Call for Priorities to be Supported in CAP Negotiations

SCOTLAND, UK - NFU Scotland has written to the UK Secretary of State for Agriculture, Caroline Spelman, highlighting the Scottish priorities that it wants to be kept in mind when CAP Reform negotiations gather pace in the year ahead.
calendar icon 22 June 2012
clock icon 2 minute read

The letter to the Secretary of State was sent ahead of NFU Scotland meeting with the Agriculture Minister Jim Paice, and Scottish Secretary of State, Michael Moore at the Royal Highland Show (Thursday, 21 June).

In his letter to Mrs Spelman, NFU Scotland President Nigel Miller acknowledges that the Defra team carry the unenviable responsibility of securing the best deal for the whole of the United Kingdom from the current CAP negotiations with Europe.

However, the letter also seeks to remind the Defra minister that the priorities of the UK regions are not uniform and, in Scotland, we need to ensure key options are secured in the interests of the Scottish agricultural industry and the rural economy it underpins.

Commenting ahead of the Highland Show meeting with ministers, Nigel Miller said: "In our letter to Mrs Spelman, NFU Scotland is advocating a package of measures it believes are key to protecting new entrants and existing businesses in this period of substantial change to direct support arrangements under the new CAP.

"The reform process will present a significant challenge for established Scottish farm businesses, many of which could potentially suffer steep reductions to their support payments. At the same time, new businesses and those currently frozen out by Scotland's historic-based support system are very vulnerable.

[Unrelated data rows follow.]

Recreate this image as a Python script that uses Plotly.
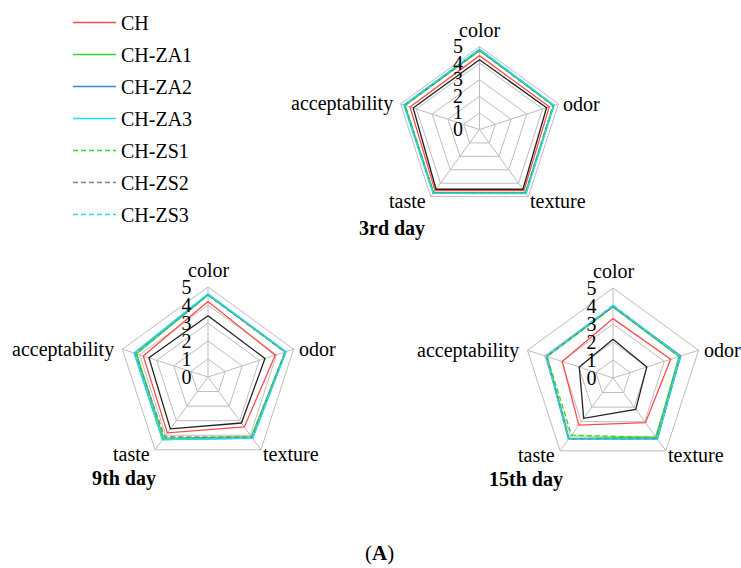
import math
import plotly.graph_objects as go

attributes = ["color", "odor", "texture", "taste", "acceptability"]
radial_ticks = [0, 1, 2, 3, 4, 5]
days = ["3rd day", "9th day", "15th day"]

# Sensory scores per sample: [3rd day, 9th day, 15th day], attributes in the order above
control = [
    [4.20, 4.25, 4.45, 4.45, 4.20],
    [3.40, 3.33, 3.16, 3.56, 3.45],
    [2.15, 1.97, 2.15, 2.77, 1.97],
]
ch = [
    [4.45, 4.42, 4.55, 4.55, 4.40],
    [4.20, 3.93, 3.43, 3.84, 3.78],
    [3.30, 3.37, 3.07, 3.23, 2.96],
]
ch_za1 = [
    [4.75, 4.68, 4.70, 4.70, 4.72],
    [4.55, 4.50, 4.10, 4.20, 4.17],
    [3.95, 3.85, 4.07, 4.15, 3.85],
]
ch_za2 = [
    [4.80, 4.70, 4.75, 4.72, 4.75],
    [4.60, 4.55, 4.20, 4.30, 4.30],
    [3.98, 3.95, 4.20, 4.20, 3.90],
]
ch_za3 = [
    [4.85, 4.72, 4.78, 4.75, 4.80],
    [4.62, 4.55, 4.22, 4.30, 4.32],
    [4.00, 3.92, 4.18, 4.21, 3.88],
]
ch_zs1 = [
    [4.75, 4.65, 4.70, 4.70, 4.70],
    [4.55, 4.50, 4.12, 4.22, 4.20],
    [3.95, 3.88, 4.10, 3.92, 3.85],
]
ch_zs2 = [
    [4.78, 4.70, 4.72, 4.72, 4.75],
    [4.55, 4.50, 4.15, 4.10, 4.25],
    [3.97, 3.90, 4.15, 4.18, 3.87],
]
ch_zs3 = [
    [4.82, 4.72, 4.75, 4.75, 4.78],
    [4.60, 4.55, 4.20, 4.30, 4.30],
    [4.05, 3.92, 4.20, 4.20, 3.90],
]

DASH = "5px,3px"
series = [
    ("CH", ch, "#ff4a4a", "solid", True),
    ("CH-ZA1", ch_za1, "#2fd82f", "solid", True),
    ("CH-ZA2", ch_za2, "#3a86d8", "solid", True),
    ("CH-ZA3", ch_za3, "#22dcf0", "solid", True),
    ("CH-ZS1", ch_zs1, "#2fd82f", DASH, True),
    ("CH-ZS2", ch_zs2, "#7f8190", DASH, True),
    ("CH-ZS3", ch_zs3, "#22dcf0", DASH, True),
    ("Control", control, "#222222", "solid", False),
]

SERIF = "Liberation Serif, Times New Roman, serif"
FS = 20
W, H = 741, 568

# Pixel geometry of each radar: centre x, centre y (from top), radius
geom = [(479.5, 129.5, 83), (208, 377, 90), (613, 378, 90)]
polar_names = ["polar", "polar2", "polar3"]

fig = go.Figure()
for d, pname in enumerate(polar_names):
    for name, vals, color, dash, in_legend in series:
        r = vals[d] + vals[d][:1]
        theta = attributes + attributes[:1]
        fig.add_trace(go.Scatterpolar(
            r=r, theta=theta, mode="lines", name=name,
            subplot=pname,
            line=dict(color=color, width=1.3, dash=dash),
            showlegend=(in_legend and d == 0),
            legendgroup=f"{name}-{d}",
        ))


def polar_layout(cx, cy, rad):
    return dict(
        domain=dict(x=[(cx - rad) / W, (cx + rad) / W],
                    y=[(H - cy - rad) / H, (H - cy + rad) / H]),
        bgcolor="white",
        gridshape="linear",
        radialaxis=dict(
            range=[0, 5], tickvals=radial_ticks, angle=90,
            side="counterclockwise", showline=False,
            ticks="outside", ticklen=9, tickcolor="rgba(0,0,0,0)",
            gridcolor="#bdbdbd", gridwidth=1,
            tickfont=dict(family=SERIF, size=FS, color="black"),
            tickangle=90,
        ),
        angularaxis=dict(
            rotation=90, direction="clockwise",
            categoryorder="array", categoryarray=attributes,
            showline=True, linecolor="#bdbdbd", linewidth=1,
            gridcolor="#bdbdbd", ticks="", showticklabels=False,
        ),
    )


layout_polars = {p: polar_layout(*g) for p, g in zip(polar_names, geom)}

fig.update_layout(
    width=W, height=H,
    margin=dict(l=0, r=0, t=0, b=0),
    paper_bgcolor="white",
    legend=dict(
        x=68 / W, y=1 - 3 / H, xanchor="left", yanchor="top",
        font=dict(family=SERIF, size=FS, color="black"),
        itemwidth=43, tracegroupgap=3,
        bgcolor="rgba(0,0,0,0)",
    ),
    showlegend=True,
    **layout_polars,
)

# Attribute labels around each pentagon
label_dirs = [90, 18, -54, -126, 162]
label_style = [
    dict(xanchor="center", yanchor="bottom", xshift=0, yshift=4),
    dict(xanchor="left", yanchor="middle", xshift=3, yshift=0),
    dict(xanchor="left", yanchor="middle", xshift=0, yshift=-4),
    dict(xanchor="right", yanchor="middle", xshift=-3, yshift=-4),
    dict(xanchor="right", yanchor="middle", xshift=-6, yshift=0),
]
for cx, cy, rad in geom:
    for lab, ang, st in zip(attributes, label_dirs, label_style):
        vx = cx + rad * math.cos(math.radians(ang))
        vy = cy - rad * math.sin(math.radians(ang))
        fig.add_annotation(text=lab, x=vx / W, y=1 - vy / H, xref="paper", yref="paper",
                           showarrow=False, font=dict(family=SERIF, size=FS, color="black"),
                           **st)

titles = [("<b>3rd day</b>", 392, 229), ("<b>9th day</b>", 124, 478), ("<b>15th day</b>", 526, 479)]
for text, x, y in titles:
    fig.add_annotation(text=text, x=x / W, y=1 - y / H, xref="paper", yref="paper",
                       xanchor="center", yanchor="middle",
                       showarrow=False, font=dict(family=SERIF, size=FS, color="black"))

fig.add_annotation(text="(<b>A</b>)", x=380 / W, y=1 - 553 / H, xref="paper", yref="paper",
                   xanchor="center", yanchor="middle",
                   showarrow=False, font=dict(family=SERIF, size=21, color="black"))

fig.write_html("out.html")
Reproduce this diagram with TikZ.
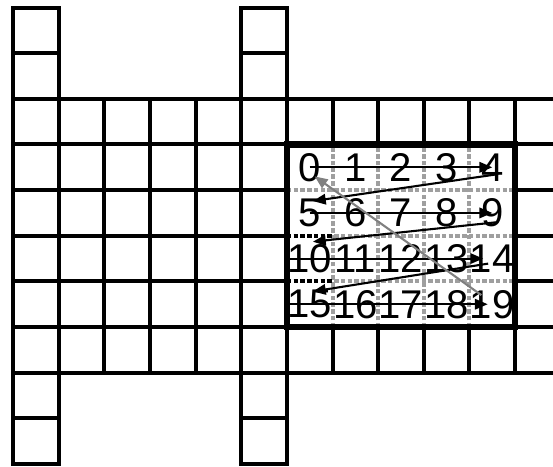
\documentclass[tikz,border=0pt]{standalone}
\usepackage{fontspec}
\setmainfont{Liberation Sans}
\usetikzlibrary{arrows.meta}

\begin{document}
\begin{tikzpicture}[>={Triangle[length=8pt,width=6.5pt]},
  cell/.style={line width=2.5pt},
  sub/.style={line width=2.5pt,gray!75,dash pattern=on 2.8pt off 1.4pt},
  num/.style={font=\fontsize{25}{25}\selectfont,inner sep=0pt},
  link/.style={->,line width=1.3pt}]
  \useasboundingbox (-0.285,-0.045) rectangle (11.83,10.165);

  % Horizontal band
  \foreach \y in {2,...,8} {
    \draw[cell] (0,\y) -- (11.83,\y);
  }
  \foreach \x in {0,...,11} {
    \draw[cell] (\x,2) -- (\x,8);
  }

  % Vertical columns
  \foreach \x in {0,5} {
    \draw[cell] (\x,0) rectangle (\x+1,10);
    \foreach \y in {1,9} {
      \draw[cell] (\x,\y) -- (\x+1,\y);
    }
  }

  % Block
  \fill[white] (6,3) rectangle (11,7);
  \foreach \x in {7,...,10} {
    \draw[sub] (\x,3) -- (\x,7);
  }
  \foreach \y in {4,5,6} {
    \draw[sub] (6,\y) -- (11,\y);
  }
  \foreach \y in {4,5} {
    \draw[sub,black] (6,\y) -- (7,\y);
  }
  \draw[line width=3.8pt] (6,3) rectangle (11,7);

  % Numbers
  \foreach \k in {0,...,19} {
    \pgfmathtruncatemacro\col{mod(\k,5)}
    \pgfmathtruncatemacro\row{floor(\k/5)}
    \node[num] (n\k) at (6.5+\col,6.5-\row) {\k};
  }

  % Scan order
  \draw[link] (n0.center) -- (n4.center);
  \draw[link] ([shift={(0.13,-0.15)}]n4.center) -- ([shift={(0.07,0.26)}]n5.center);
  \draw[link] (n5.center) -- (n9.center);
  \draw[link] ([shift={(0.13,-0.2)}]n9.center) -- ([shift={(0.07,0.37)}]n10.center);
  \draw[link] (n10.west) -- ([xshift=-0.2cm]n14.center);
  \draw[link] ([shift={(-0.09,-0.11)}]n14.center) -- ([shift={(0.07,0.28)}]n15.center);
  \draw[link] (n15.west) -- ([xshift=-0.1cm]n19.center);
  \draw[link,gray] ([shift={(-0.24,0.2)}]n19.center) -- ([shift={(0.11,-0.2)}]n0.center);
\end{tikzpicture}
\end{document}
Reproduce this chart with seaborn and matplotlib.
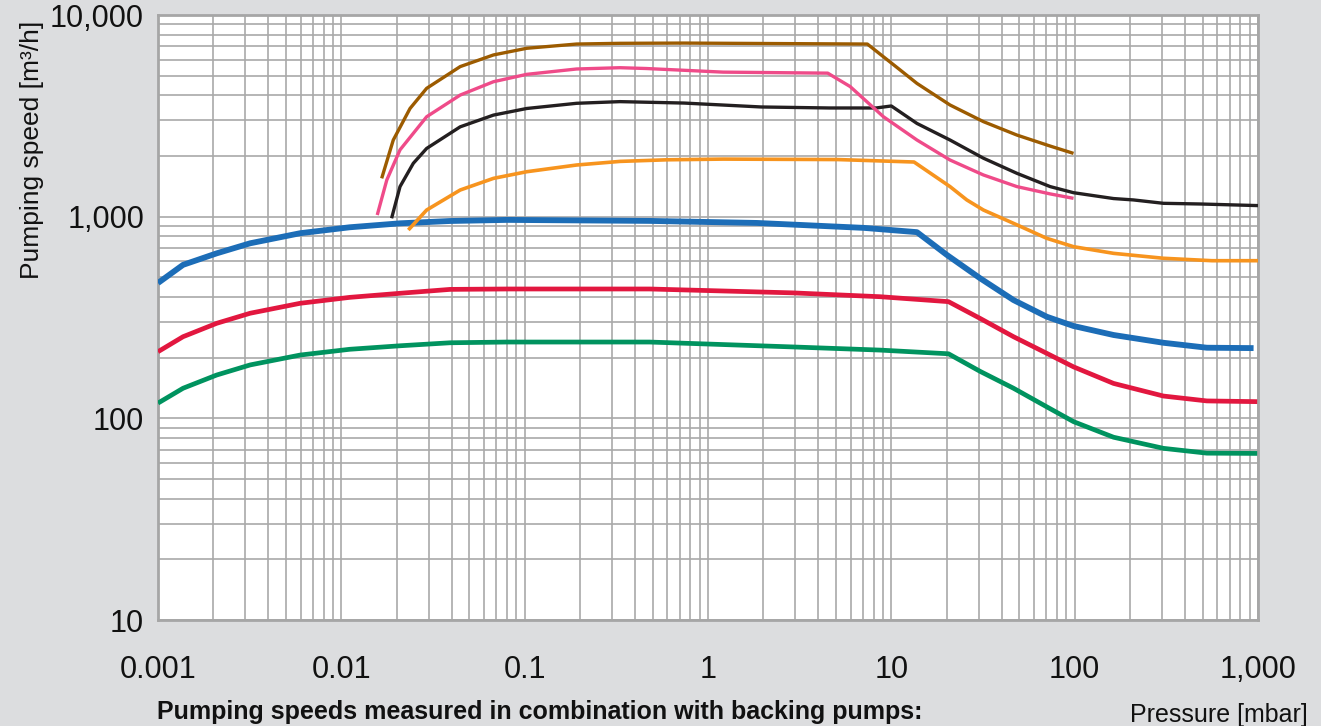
import matplotlib
matplotlib.use("Agg")
import matplotlib.pyplot as plt
import matplotlib.ticker as mticker
import seaborn as sns

# pressures [mbar] and pumping speeds [m3/h]
blue_p = [0.001, 0.00137, 0.00209, 0.00318, 0.00596, 0.0111, 0.0209, 0.0392, 0.08, 0.48, 1.85, 7.1,
          13.8, 20.1, 30.5, 46.4, 70.5, 98.6, 163, 305, 526, 946]
blue_s = [469, 577, 658, 738, 828, 886, 927, 952, 964, 953, 931, 880,
          838, 646, 495, 386, 319, 287, 259, 237, 224, 223]

red_p = [0.001, 0.00137, 0.00209, 0.00318, 0.00596, 0.0111, 0.0209, 0.0392, 0.08, 0.48, 2.9, 8.7,
         20.5, 30.5, 46.4, 70.5, 98.6, 163, 305, 526, 990]
red_s = [214, 254, 296, 332, 372, 398, 417, 436, 438, 438, 419, 401,
         379, 313, 254, 210, 180, 149, 129, 122, 121]

green_p = [0.001, 0.00137, 0.00209, 0.00318, 0.00596, 0.0111, 0.0209, 0.0392, 0.08, 0.48, 2.9, 8.7,
           20.5, 30.5, 46.4, 70.5, 98.6, 163, 305, 526, 990]
green_s = [119, 141, 164, 184, 206, 220, 229, 237, 239, 239, 226, 218,
           209, 171, 141, 114, 96.3, 80.6, 71, 67.2, 67]

brown_p = [0.0166, 0.0192, 0.0237, 0.0292, 0.0445, 0.0676, 0.1026, 0.192, 0.331, 0.74, 7.4,
           11.2, 13.8, 20.9, 31.8, 48.4, 73.5, 98.6]
brown_s = [1549, 2399, 3440, 4330, 5550, 6340, 6840, 7180, 7240, 7260, 7180,
           5330, 4580, 3580, 2960, 2540, 2240, 2060]

pink_p = [0.0157, 0.0177, 0.0209, 0.0292, 0.0445, 0.0676, 0.1026, 0.192, 0.331, 0.46, 1.21, 4.5,
          5.96, 9.06, 13.8, 20.9, 31.8, 48.4, 73.5, 98.6]
pink_s = [1019, 1520, 2145, 3130, 4010, 4670, 5080, 5400, 5480, 5430, 5210, 5150,
          4420, 3130, 2400, 1910, 1610, 1410, 1297, 1233]

black_p = [0.0188, 0.0209, 0.0247, 0.0292, 0.0445, 0.0676, 0.1026, 0.192, 0.331, 0.74, 1.95, 4.6,
           8.26, 10, 13.8, 20.9, 31.8, 48.4, 73.5, 98.6, 163, 209, 305, 484, 1000]
black_s = [982, 1410, 1840, 2180, 2790, 3190, 3440, 3650, 3720, 3660, 3500, 3460,
           3460, 3540, 2900, 2400, 1950, 1641, 1410, 1315, 1230, 1211, 1165, 1156, 1135]

orange_p = [0.0232, 0.0292, 0.0445, 0.0676, 0.1026, 0.192, 0.331, 0.6, 1.21, 5.1, 13.3,
            20.9, 25.8, 31.8, 46.4, 70.5, 98.6, 163, 305, 561, 1000]
orange_s = [859, 1079, 1356, 1549, 1671, 1804, 1880, 1915, 1930, 1920, 1867,
            1410, 1211, 1079, 927, 781, 710, 658, 622, 605, 605]

x_ticks = [0.001, 0.01, 0.1, 1, 10, 100, 1000]
x_labels = ["0.001", "0.01", "0.1", "1", "10", "100", "1,000"]
y_ticks = [10, 100, 1000, 10000]
y_labels = ["10", "100", "1,000", "10,000"]

bg = "#DCDDDF"
grid_col = "#A9A9A9"

sns.set_style("whitegrid")
plt.rcParams['font.family'] = ['Liberation Sans', 'DejaVu Sans']

fig = plt.figure(figsize=(13.21, 7.26), dpi=100, facecolor=bg)
ax = fig.add_axes([0.1196, 0.146, 0.8327, 0.8333])
ax.set_facecolor("white")

series = [
    (green_p, green_s, "#00935F", 3.4),
    (red_p, red_s, "#E2173F", 3.4),
    (blue_p, blue_s, "#1C6DB7", 4.2),
    (orange_p, orange_s, "#F7941E", 2.6),
    (black_p, black_s, "#231F20", 2.4),
    (pink_p, pink_s, "#EF4B89", 2.4),
    (brown_p, brown_s, "#9C5B00", 2.4),
]
for p, s, c, lw in series:
    sns.lineplot(x=p, y=s, color=c, lw=lw, ax=ax, sort=False, estimator=None,
                 solid_capstyle="butt", solid_joinstyle="round", zorder=3)

ax.set_xscale("log")
ax.set_yscale("log")
ax.set_xlim(0.001, 1000)
ax.set_ylim(10, 10000)

ax.set_xticks(x_ticks)
ax.set_xticklabels(x_labels)
ax.set_yticks(y_ticks)
ax.set_yticklabels(y_labels)
ax.xaxis.set_minor_locator(mticker.LogLocator(base=10, subs=range(2, 10), numticks=20))
ax.yaxis.set_minor_locator(mticker.LogLocator(base=10, subs=range(2, 10), numticks=20))
ax.xaxis.set_minor_formatter(mticker.NullFormatter())
ax.yaxis.set_minor_formatter(mticker.NullFormatter())

ax.grid(which="both", color=grid_col, lw=1.2)
ax.tick_params(which="minor", length=0)
ax.tick_params(which="major", length=5, width=1.5, color="#A0A0A0", direction="out",
               labelsize=22, labelcolor="#111111")
ax.tick_params(axis="x", pad=20)
ax.tick_params(axis="y", pad=5)
for sp in ax.spines.values():
    sp.set_color("#A6A6A6")
    sp.set_linewidth(2)

ax.set(xlabel="", ylabel="")
fig.text(0.024, 1 - 150 / 726, "Pumping speed [m³/h]", rotation=90, ha="center", va="center",
         fontsize=19, color="#111111")
fig.text(1308 / 1321, 1 - 703 / 726, "Pressure [mbar]", ha="right", va="top",
         fontsize=18, color="#111111")
fig.text(157 / 1321, 2 / 726, "Pumping speeds measured in combination with backing pumps:",
         ha="left", va="bottom", fontsize=18, fontweight="bold", color="#111111")

fig.savefig("out.png", dpi=100, facecolor=bg)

"While priorities in other parts of the UK may lie elsewhere, Scotland needs a support package that helps us manage the transition to area based payments, recognises the ability through targeted support to protect vulnerable sectors and also, at an early stage, give those currently locked out of support access to the schemes.

"We also need to build into our negotiation stance a degree of contingency planning should CAP Reform agreement be subject to significant delay.

"In the heat of the CAP reform debate, which is likely to gather significant momentum under the Irish presidency in 2013, we are building on the good relationship we have developed with Mrs Spelman and her staff by reminding her of the Scottish priorities.

"It is vital that the foundations of stability are laid now and that the UK Government works with the EU Commission to develop a package to provide Scottish producers with confidence. We want to work with Mrs Spelman to achieve that."